Source records>
..............................

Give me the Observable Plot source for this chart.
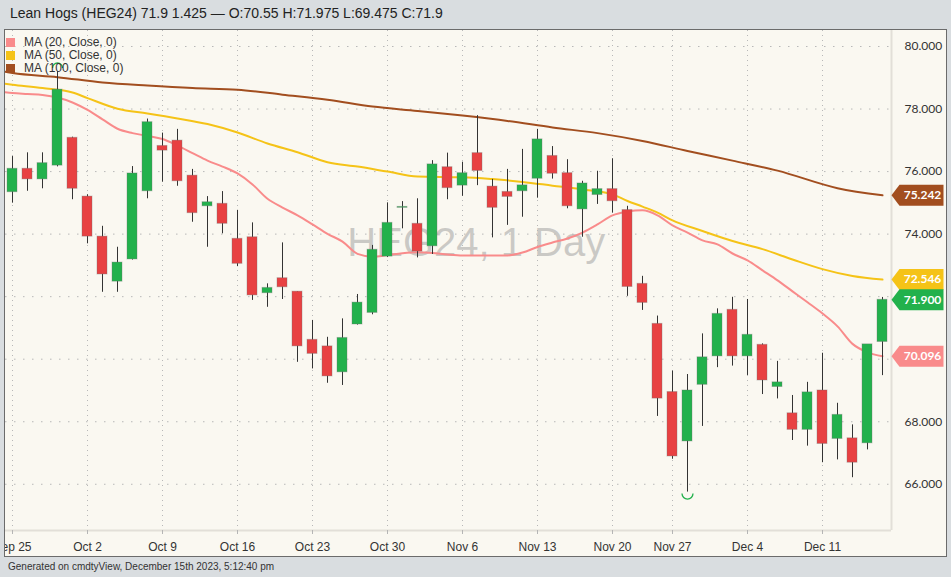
<!DOCTYPE html>
<html><head><meta charset="utf-8">
<script src="https://cdn.jsdelivr.net/npm/d3@7"></script>
<script src="https://cdn.jsdelivr.net/npm/@observablehq/plot@0.6"></script>
<style>
html,body{margin:0;padding:0;background:#d9dde0;width:951px;height:577px;overflow:hidden;font-family:"Liberation Sans",Arial,sans-serif;}
#title{position:absolute;left:10px;top:4px;font-size:14px;line-height:18px;color:#222;white-space:nowrap;}
#panel{position:absolute;left:4px;top:29px;width:941px;height:526px;background:#faf8f1;border:1px solid #6b6b6b;overflow:hidden;}
#chart{position:absolute;left:0;top:0;}
#legend{position:absolute;left:1px;top:6px;font-size:12px;color:#333;line-height:13px;}
#legend div{display:flex;align-items:center;height:13px;}
#legend span.sw{display:inline-block;width:9px;height:9px;margin-right:9px;}
#footer{position:absolute;left:8px;top:561px;font-size:10px;color:#333;white-space:nowrap;}
</style></head>
<body>
<div id="title">Lean Hogs (HEG24) 71.9 1.425 — O:70.55 H:71.975 L:69.475 C:71.9</div>
<div id="panel"><div id="chart"></div><div id="legend"></div></div>
<div id="footer">Generated on cmdtyView, December 15th 2023, 5:12:40 pm</div>
<script>
// ---- data ----
const dates = ["Sep 25","Sep 26","Sep 27","Sep 28","Sep 29","Oct 2","Oct 3","Oct 4","Oct 5","Oct 6",
"Oct 9","Oct 10","Oct 11","Oct 12","Oct 13","Oct 16","Oct 17","Oct 18","Oct 19","Oct 20",
"Oct 23","Oct 24","Oct 25","Oct 26","Oct 27","Oct 30","Oct 31","Nov 1","Nov 2","Nov 3",
"Nov 6","Nov 7","Nov 8","Nov 9","Nov 10","Nov 13","Nov 14","Nov 15","Nov 16","Nov 17",
"Nov 20","Nov 21","Nov 22","Nov 24","Nov 27","Nov 28","Nov 29","Nov 30","Dec 1",
"Dec 4","Dec 5","Dec 6","Dec 7","Dec 8","Dec 11","Dec 12","Dec 13","Dec 14","Dec 15"];
const open  = [75.34,76.09,75.75,76.19,77.08,75.20,73.92,72.48,73.19,75.37,
76.82,76.99,75.87,74.89,74.97,73.85,73.90,72.11,72.59,72.16,
70.62,70.41,69.58,71.11,71.48,73.28,74.84,74.33,73.61,76.14,
75.55,76.59,75.52,75.35,75.37,75.77,76.50,75.95,74.79,75.25,
75.44,74.77,72.41,71.13,68.95,67.37,69.18,70.09,71.58,
70.09,70.46,69.11,68.27,67.74,69.00,67.45,67.47,67.31,70.55];
const high  = [76.48,76.60,76.60,79.20,77.10,75.26,74.25,73.58,76.16,77.68,
77.23,77.35,76.07,75.20,75.36,74.76,74.36,72.41,73.72,72.16,
71.24,70.70,71.29,72.07,73.64,75.00,75.04,75.13,76.35,76.59,
76.30,77.79,75.75,76.07,76.71,77.35,76.80,76.38,75.69,76.01,
76.41,74.89,72.65,71.38,69.62,69.51,70.81,71.61,71.98,
71.91,70.49,69.93,68.84,69.26,70.19,68.59,67.90,70.46,71.975];
const low   = [74.99,75.37,75.45,76.15,75.10,73.69,72.14,72.14,73.17,75.13,
75.66,75.53,74.38,73.58,74.01,72.96,71.88,71.66,71.91,69.90,
69.69,69.23,69.16,71.09,71.42,73.25,74.17,73.24,73.35,75.10,
75.21,75.55,73.88,74.28,74.54,75.15,75.76,74.81,73.90,74.95,
74.67,72.01,71.56,68.17,66.80,65.75,67.85,69.73,69.78,
69.48,68.87,68.73,67.40,67.22,66.69,66.78,66.21,67.10,69.475];
const close = [76.09,75.75,76.27,78.62,75.45,73.92,72.71,73.09,75.94,77.58,
76.67,75.69,74.67,75.02,74.33,73.05,72.04,72.28,72.30,70.41,
70.17,69.45,70.68,71.81,73.50,74.36,74.87,73.44,76.23,75.47,
75.95,76.02,74.84,75.19,75.56,77.03,75.93,74.89,75.62,75.44,
75.05,72.31,71.80,68.74,66.89,69.00,70.06,71.45,70.09,
70.78,69.32,69.26,67.74,68.94,67.29,68.22,66.69,70.475,71.90];

// moving averages (x = trading-day index, -0.5 = left edge)
const ma20Idx = [-0.5].concat(d3.range(59));
const ma20 = [78.54,78.51,78.48,78.45,78.37,78.21,77.97,77.67,77.37,77.23,77.14,
77.04,76.83,76.59,76.35,76.16,75.94,75.59,75.13,74.85,74.60,
74.31,74.01,73.76,73.37,73.28,73.33,73.39,73.42,73.40,73.35,
73.32,73.32,73.32,73.32,73.41,73.59,73.73,73.86,74.05,74.31,
74.60,74.72,74.76,74.60,74.28,74.05,73.80,73.67,73.38,73.16,
72.84,72.52,72.17,71.82,71.46,71.05,70.49,70.22,70.096];
const ma50Idx = [-0.5,0,2,4,5,7,9,11,13,15,17,19,21,23,25,27,30,32,34,36,38,40,41,42,43,44,46,48,50,52,54,56,58];
const ma50 = [78.81,78.78,78.67,78.53,78.35,78.01,77.86,77.70,77.52,77.25,76.90,76.62,76.30,76.16,76.00,75.84,75.82,75.76,75.67,75.55,75.43,75.27,75.06,74.88,74.69,74.44,74.10,73.78,73.52,73.19,72.88,72.66,72.546];
const ma100Idx = [-0.5,0,3,6,9,12,15,18,21,24,27,30,33,36,39,42,45,48,51,55,58];
const ma100 = [79.19,79.15,79.02,78.85,78.75,78.67,78.62,78.46,78.30,78.08,77.94,77.79,77.62,77.41,77.23,76.98,76.66,76.35,76.03,75.47,75.242];

const weekLabels = ["Sep 25","Oct 2","Oct 9","Oct 16","Oct 23","Oct 30","Nov 6","Nov 13","Nov 20","Nov 27","Dec 4","Dec 11"];
const gridTicks = [66,68,70,72,74,76,78,80];
const yTickLabels = [66,68,74,76,78,80];   // 70 and 72 are hidden behind the value badges
const legendNames = ["MA (20, Close, 0)","MA (50, Close, 0)","MA (100, Close, 0)"];

// ---- colors ----
const UP="#22b14c", DOWN="#e84142", C20="#f98b8b", C50="#f5c317", C100="#a24e1f";

// ---- tables ----
const candles = dates.map((d,i)=>({i, date:d, open:open[i], high:high[i], low:low[i], close:close[i]}));
const mk = (idx, vals) => idx.map((x,k)=>({x, v:vals[k]}));
const s20 = mk(ma20Idx, ma20), s50 = mk(ma50Idx, ma50), s100 = mk(ma100Idx, ma100);
const tickIdx = weekLabels.map(l=>dates.indexOf(l));
const hiIdx = d3.maxIndex(high), loIdx = d3.minIndex(low);
const badges = [
  {v: ma100[ma100.length-1], c: C100},
  {v: ma50[ma50.length-1], c: C50},
  {v: ma20[ma20.length-1], c: C20},
  {v: close[close.length-1], c: UP}
];

const badgeShape = {draw(ctx){ctx.moveTo(0,0);ctx.lineTo(8,-10.5);ctx.lineTo(52,-10.5);ctx.lineTo(52,10.5);ctx.lineTo(8,10.5);ctx.closePath();}};
const arcUp = {draw(ctx){ctx.moveTo(-5,0);ctx.arc(0,0,5,Math.PI,2*Math.PI);}};
const arcDown = {draw(ctx){ctx.moveTo(5.5,0);ctx.arc(0,0,5.5,0,Math.PI);}};

const pxPerUnit = 31.27;
const chart = Plot.plot({
  width: 941, height: 526,
  marginLeft: 0, marginRight: 55, marginTop: 0, marginBottom: 26,
  style: {background: "none", overflow: "visible"},
  x: {type: "linear", domain: [-7/15, 879/15], axis: null},
  y: {domain: [80 - 484/pxPerUnit, 80 + 16/pxPerUnit], axis: null},
  marks: [
    Plot.text(["HEG24, 1 Day"], {frameAnchor: "top-left", dx: 470.8, dy: 213, text: d=>d, textAnchor: "middle", lineAnchor: "middle",
      fontSize: 40, fontFamily: "Liberation Sans, Arial, sans-serif", fill: "#9a9a9a", fillOpacity: 0.5}),
    Plot.gridY({ticks: gridTicks, stroke: "#b8b8b8", strokeOpacity: 1, strokeDasharray: "1.5,7.5"}),
    Plot.gridX({ticks: tickIdx, stroke: "#b8b8b8", strokeOpacity: 1, strokeDasharray: "1,4"}),
    Plot.ruleX([879/15], {stroke: "#e2dfd8", strokeWidth: 2}),
    Plot.ruleY([80 - 484/pxPerUnit], {stroke: "#e2dfd8", strokeWidth: 2}),
    Plot.line(s100, {x: "x", y: "v", stroke: C100, strokeWidth: 2, curve: "monotone-x"}),
    Plot.line(s50, {x: "x", y: "v", stroke: C50, strokeWidth: 2, curve: "monotone-x"}),
    Plot.line(s20, {x: "x", y: "v", stroke: C20, strokeWidth: 2, curve: "monotone-x"}),
    Plot.ruleX(candles, {x: "i", y1: "low", y2: "high", stroke: "#333", strokeWidth: 1}),
    Plot.rect(candles, {x1: d=>d.i-0.5, x2: d=>d.i+0.5, y1: "open", y2: "close", insetLeft: 2.5, insetRight: 2.5,
      fill: d=>d.close>=d.open?UP:DOWN, stroke: "rgba(110,110,110,0.35)", strokeWidth: 1}),
    Plot.dot([candles[hiIdx]], {x: "i", y: "high", dy: -3.5, symbol: arcUp, fill: "none", stroke: UP, strokeWidth: 1.3}),
    Plot.dot([candles[loIdx]], {x: "i", y: "low", dy: 1.5, symbol: arcDown, fill: "none", stroke: UP, strokeWidth: 1.3}),
    Plot.axisY({anchor: "right", ticks: yTickLabels, tickSize: 0, tickPadding: 13, tickFormat: d3.format(".3f"), label: null,
      fontSize: 12, fontFamily: "Lato, sans-serif", fill: "#333"}),
    Plot.axisX({anchor: "bottom", ticks: tickIdx, tickSize: 4, tickPadding: 8, tickFormat: i => dates[i], label: null,
      fontSize: 12, fontFamily: "Liberation Sans, Arial, sans-serif", fill: "#333", stroke: "#b5b5b5"}),
    ...badges.map(b => Plot.dot([b], {y: "v", frameAnchor: "right", symbol: badgeShape, fill: b.c, stroke: "none"})),
    ...badges.map(b => Plot.text([b], {y: "v", frameAnchor: "right", dx: 31, text: d=>d3.format(".3f")(d.v), fill: "white",
      fontWeight: "bold", fontSize: 12, fontFamily: "Lato, sans-serif", textAnchor: "middle"}))
  ]
});
document.getElementById("chart").appendChild(chart);

const lg = document.getElementById("legend");
[C20, C50, C100].forEach((c,k)=>{
  const row = document.createElement("div");
  row.innerHTML = `<span class="sw" style="background:${c}"></span><span>${legendNames[k]}</span>`;
  lg.appendChild(row);
});
</script>
</body></html>
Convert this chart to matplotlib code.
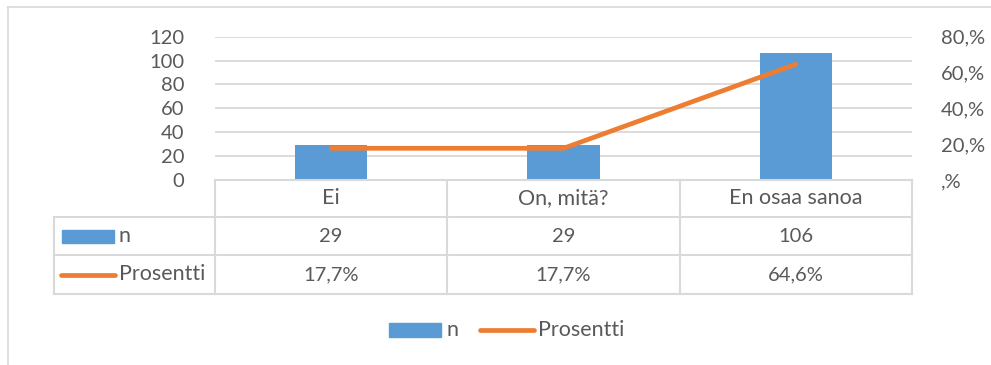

..............................

Exercise aim>
How many lines of the records contain the string "this"? Respond with the number alone.

Solution below>
2